Вечорки были больше в Николаевке, не в Милоновке.
ЕА. Иван Барыгин посватался к Таисье Слепаковой. Не думали даже, пошли на вечерку, вдруг: Иван Барыгин Тасю сватает.
Поляки жили в Речице, в Милоновке- белорусы, в Николаевке все жили. Три или четыре дома были поляки.
- Поляки были католики?
ЕА. Не знаю, у них свое было поверье. Это сейчас стали разбирать, кто какой национальности, раньше и рта было не открыть, что полячка. Дети - у меня знакомая замужем за русским, так дети и польскую пасху, и за отца отмечают.
СП. А какая еда была? Были какие-то белорусские блюда?
ЕА. Щи в русской печке, тушонку – картошку тушеную, драники стряпала. Блины разные. Гречневая мука была – не тонкие, а сантиметр толщиной блины были, вкусные. Я покупала овсяную и гречневую муку недавно. Кисели овсяные. Ягоду разную собирали, но варили мало – сахару не было.
- Замораживали в погребе?
У нас в деревне у двоих или троих были погреба. Вот у бабушки с дедушкой. Яма такая, соломой закрытая. Туда лезешь – маты, сплетенные из соломы. Капусты - десятиведерная бочка, несколько; в них капуста белая или синяя. Брали у бабушки – в обмен на траву, для свиней брали капусту в миске. Погреб сделают – надо перекрыть. Так жили.
Былички о колдунах.
Был один, умел пакость сделать. Когда он умирал, а они новый дом построили, и он лежал в нем на русской печке и все просил: «На, возьмите, от меня». А что взять? Он хотел передать. А они не брали, они знали, что нельзя, не согласились. Тогда его в старый дом унесли, на русскую печку положили, потолочину разобрали, и тогда он кончился, ушла эта его вся гадость. Он умел гадкое делать.
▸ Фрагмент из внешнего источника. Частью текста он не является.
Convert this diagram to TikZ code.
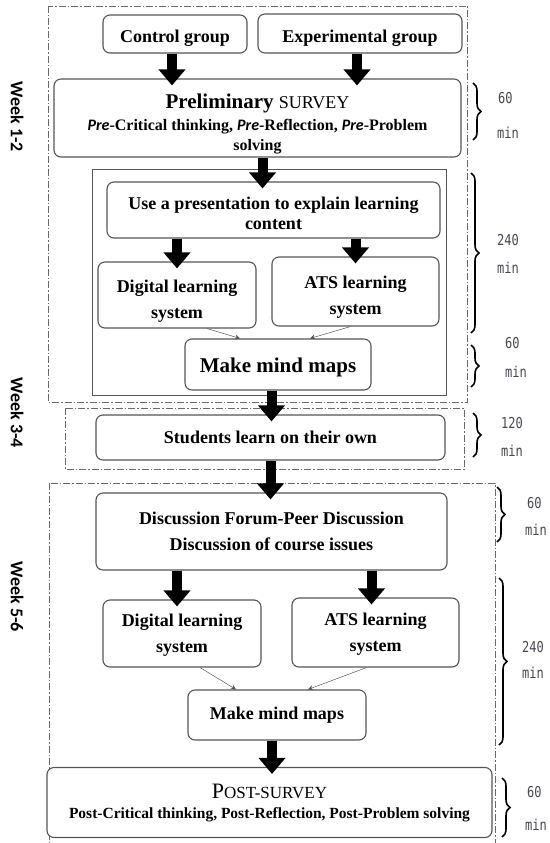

Поляки, которые жили на полях (хуторах – Т.Н.), в Николаевке, они долго не шли в деревню, не переезжали. И в Николаевке жил один, хотели засватать девку, а хотели как по-родительскому решению. Раньше так. Родители выбрали – иди за него. И за того парня не отдали. И у того жениха (отвергнутого) отец, он этой гадостью занимался. И вот повезли жениха с невестой, несколько метров до дома не довезли, лошадь упала - и все, пропадает. А из гостей кто-то знал, что он такой, нехороший. «Ну ниче, счас узнаем, кто это сделал». И вот видят, лошадь стали собаки рвать. И тот, кто сделал эту подлость – и он с ними, зубами.